Greece’s so-called troika of international lenders — the European Commission, the European Central Bank and the International Monetary Fund — has extended the country two bailouts worth 240 billion euros. The bailout money has been given out in installments in exchange for austerity measures, chiefly tax increases and cuts to salaries and pensions, that have slashed living standards and led to record unemployment of close to 28 percent.
The latest measures include steps to lift barriers to competition and a new framework for the continuing recapitalization of Greek banks. The bill also includes a pledge to distribute 527 million euros to Greeks on low incomes.

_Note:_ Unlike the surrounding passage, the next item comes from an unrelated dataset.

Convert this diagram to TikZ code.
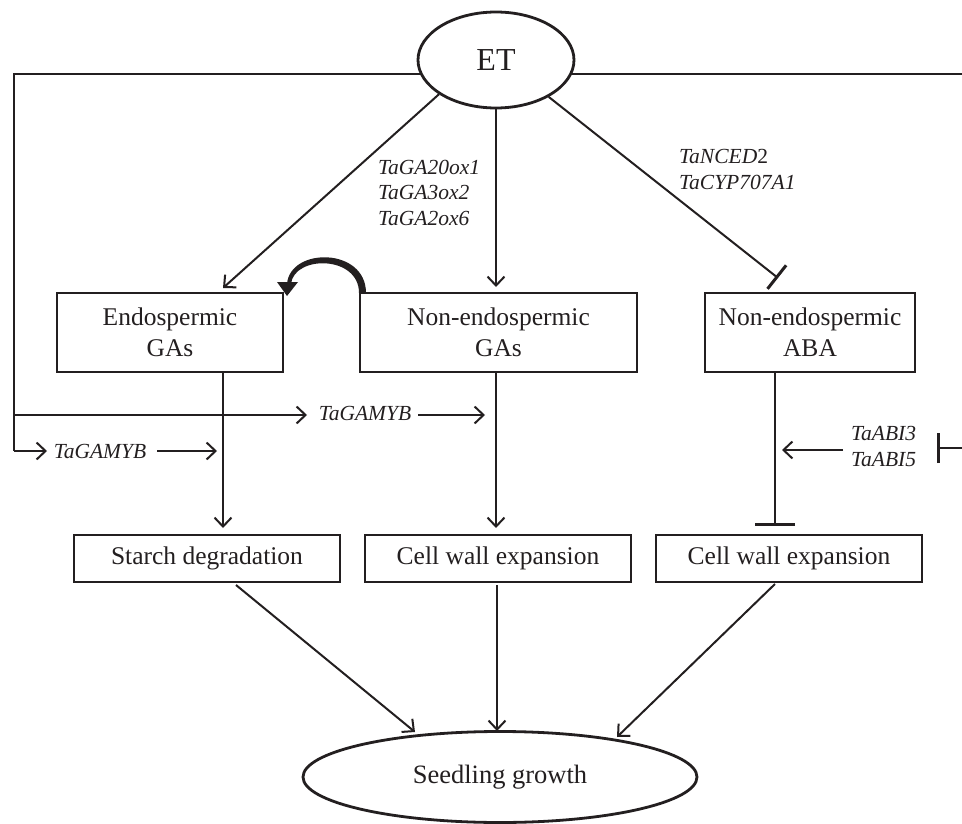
\documentclass[tikz,border=0pt]{standalone}
\usepackage{fontspec}
\setmainfont{Liberation Serif}
\usetikzlibrary{arrows.meta,shapes.geometric,calc}
\definecolor{ink}{RGB}{35,31,32}
\begin{document}
\begin{tikzpicture}[x=1pt,y=-1pt,color=ink,
 box/.style={draw=ink,line width=1.6pt,align=center,inner sep=0pt,font=\fontsize{25.5}{31}\selectfont},
 lab/.style={inner sep=0pt,align=left,font=\fontsize{21.5}{25.5}\selectfont\itshape},
 conn/.style={line width=2pt,draw=ink},
 thickline/.style={line width=2.8pt,draw=ink},
 arr/.style={conn,-{Straight Barb[length=9pt,width=17pt,line width=2pt]}},
 inh/.style={conn,-{Bar[width=30pt,line width=3pt]}},
 inhwide/.style={conn,-{Bar[width=40pt,line width=3.2pt]}},
]
\useasboundingbox (0,0) rectangle (962,824);
% outer lines from ET
\coordinate (Ltop) at (14,74);
\coordinate (Lmid) at (14,415);
\coordinate (Lbot) at (14,451);
\coordinate (Rtop) at (962,74);
\draw[thickline,line join=miter] (Rtop) -- (Ltop) -- (Lbot);
\node[draw=ink,fill=white,ellipse,line width=2.8pt,minimum width=156pt,minimum height=96pt,inner sep=0pt,font=\fontsize{32}{36}\selectfont] (et) at (496,60) {ET};

% boxes
\node[box,minimum width=226pt,minimum height=79pt] (endo) at (170,332.5) {Endospermic\\GAs};
\node[box,minimum width=277pt,minimum height=79pt] (nendo) at (498.5,332.5) {Non-endospermic\\GAs};
\node[box,minimum width=210pt,minimum height=79pt] (aba) at (810,332.5) {Non-endospermic\\ABA};
\node[box,minimum width=266pt,minimum height=47pt] (starch) at (207,558.5) {Starch degradation};
\node[box,minimum width=266pt,minimum height=47pt] (cw1) at (498,558.5) {Cell wall expansion};
\node[box,minimum width=266pt,minimum height=47pt] (cw2) at (789,558.5) {Cell wall expansion};
\node[draw=ink,ellipse,line width=2.8pt,minimum width=394pt,minimum height=91pt,inner sep=0pt,font=\fontsize{26.5}{30}\selectfont] (seed) at (500,777) {Seedling growth};

% labels
\node[lab,anchor=west] (gal) at (378,192.5) {TaGA20ox1\\TaGA3ox2\\TaGA2ox6};
\node[lab,anchor=west] (ncl) at (679,169.5) {TaNCED\textup{2}\\TaCYP707A1};
\node[lab] (g1) at (365,413) {TaGAMYB};
\node[lab] (g2) at (100,451) {TaGAMYB};
\node[lab,anchor=west] (abi) at (851,446.5) {TaABI3\\TaABI5};

% ET connectors
\coordinate (endoIn) at (223,288);
\coordinate (nendoIn) at (496,287);
\coordinate (abaBar) at (778,278);
\draw[arr] (et.211) -- (endoIn);
\draw[arr] (et.south) -- (nendoIn);
\draw[inh] (et.325) -- (abaBar);

% curved feedback arrow
\fill[ink] (366,293) .. controls (366,247) and (290,247) .. (287,284)
  -- (291,284) .. controls (294,255) and (359,255) .. (359,293) -- cycle;
\fill[ink] (277,282) -- (298,282) -- (287,296) -- cycle;

% vertical connectors
\coordinate (starchIn) at (223,528);
\coordinate (cw1In) at (496,528);
\coordinate (cw2Bar) at (775,526);
\draw[arr] (endo.south -| starchIn) -- (starchIn);
\draw[arr] (nendo.south -| cw1In) -- (cw1In);
\draw[inhwide] (aba.south -| cw2Bar) -- (cw2Bar);

% TaGAMYB branches
\coordinate (g1a) at (307,415);
\coordinate (g1b) at (418,415);
\coordinate (g1c) at (485,415);
\draw[arr] (Lmid) -- (g1a);
\draw[arr] (g1b) -- (g1c);
\coordinate (g2a) at (47,451);
\coordinate (g2b) at (157,451);
\coordinate (g2c) at (217,451);
\draw[arr] (Lbot) -- (g2a);
\draw[arr] (g2b) -- (g2c);

% TaABI
\coordinate (abiA) at (843,450);
\coordinate (abiB) at (782,450);
\draw[arr] (abiA) -- (abiB);
\coordinate (Rabi) at (962,448);
\coordinate (abiBar) at (937,448);
\draw[inh] (Rabi) -- (abiBar);

% to seedling growth
\coordinate (s1) at (236,585);
\coordinate (s2) at (497,585);
\coordinate (s3) at (775,584);
\coordinate (t1) at (415,732);
\coordinate (t2) at (497,731);
\coordinate (t3) at (617,737);
\draw[arr] (s1) -- (t1);
\draw[arr] (s2) -- (t2);
\draw[arr] (s3) -- (t3);
\end{tikzpicture}
\end{document}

The bill was passed into law after a day of high tension and drama in the Greek Parliament.
Earlier in the day, the main leftist opposition party, Syriza, which opposes the terms of Greece’s international bailouts, called for a censure motion against Finance Minister Yannis Stournaras. Leftist leader Alexis Tsipras described him as “the key administrator of a death contract against the Greek people.” After several hours of vehement exchanges and argument, the speaker of Parliament rejected the leftists’ motion as unconstitutional because it came less than six months after a similar initiative by Syriza.
Stournaras, who has coordinated tough negotiations with the troika and is to head the eurozone meeting in Athens on Tuesday, accused Tsipras of attempting what he called an “unprecedented parliamentary coup” aimed at upsetting the government’s efforts to clinch rescue funding without delay.
Public opposition to an overhaul remains strong in Greece, though the violent protests that once accompanied austerity rallies in Athens have become rare after more than three years of economic changes imposed by the troika.